Commissioner Hester M. Peirce expressed concern about “overriding investor preferences,” saying that the job of the SEC is not to make decisions for investors. She also emphasized the importance of “regulatory humility,” the need to “always be asking if what we’re doing is right,” entailing work with investors, corporations and other regulators like the Commodity Futures Trading Commission (CFTC).
Commissioner Elad L. Roisman said that “market integrity is a priority for us.”
The increase in capital raised in private rather than public markets were front and center in Commissioner Allison Herren Lee’s concerns, as were the role of digital assets and cryptocurrencies, as well as financial intermediaries.
10:36 Chairman Jay Clayton’s remarks on US House Hearing
Chairman of the SEC Jay Clayton began his remarks by applauding the commission’s recent progress in IT and cybersecurity, but cautioned: “let there be no doubt: substantial risk remains.”
Clayton also put forward the enduring goal of aligning the interests of “main-street investors” with those of professionals.
10:40 Maxine Waters and Libra
Rep. Waters asked Commissioner Jackson about a 10b5 exception to insider trading law before shifting the conversation to Facebook’s Libra, referring to recent comments from President Trump, as well as the governments of France and Germany.
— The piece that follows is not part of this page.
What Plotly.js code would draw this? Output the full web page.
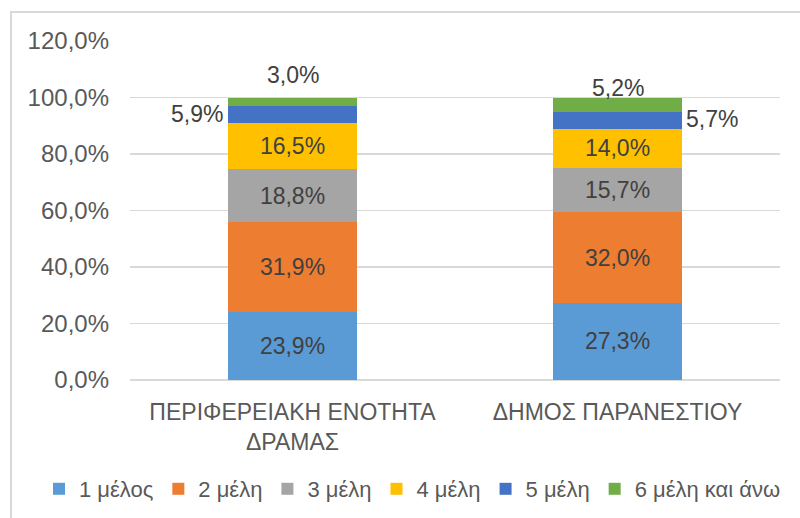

Waters’ June call for a moratorium on Facebook’s development of Libra set off a summer full of news on potential regulation of the prospective token.
Clayton responded to Rep. Waters: “what we have developed is an ecosystem of financial assets over the years,” saying that he indeed has a problem with the potential of digital assets to evade those existing regulations. He did, however, praise the efficiency of cryptocurrencies at large. Waters, however, pressed on Facebook’s Libra.
10:45 Patrick McHenry and Crypto
Continuing with the theme of cryptocurrencies and Libra, Rep. McHenry noted that Facebook’s planned token “is just an idea at this point; a white paper.” But he asked if an appropriate ecosystem existed for cryptocurrencies, which Commissioner Peirce responded to with skepticism.
10:50 Further questions from representatives on US House Hearing
Rep. Brad Sherman, whose incendiary commentary at the Libra hearings with David Marcus back in July was so memorable, said that:
“The U.S. dollar is extremely good currency […] It fails, however, to meet the needs of tax evaders, sanctions evaders, drug dealers and terrorists.”
Rep. David Scott asked the commissioners about the broad state of regulatory affairs regarding fintech. Peirce responded that much development is happening overseas, and she would consequently “like to bring more regulatory clarity to the United States so that fintech development can happen here.”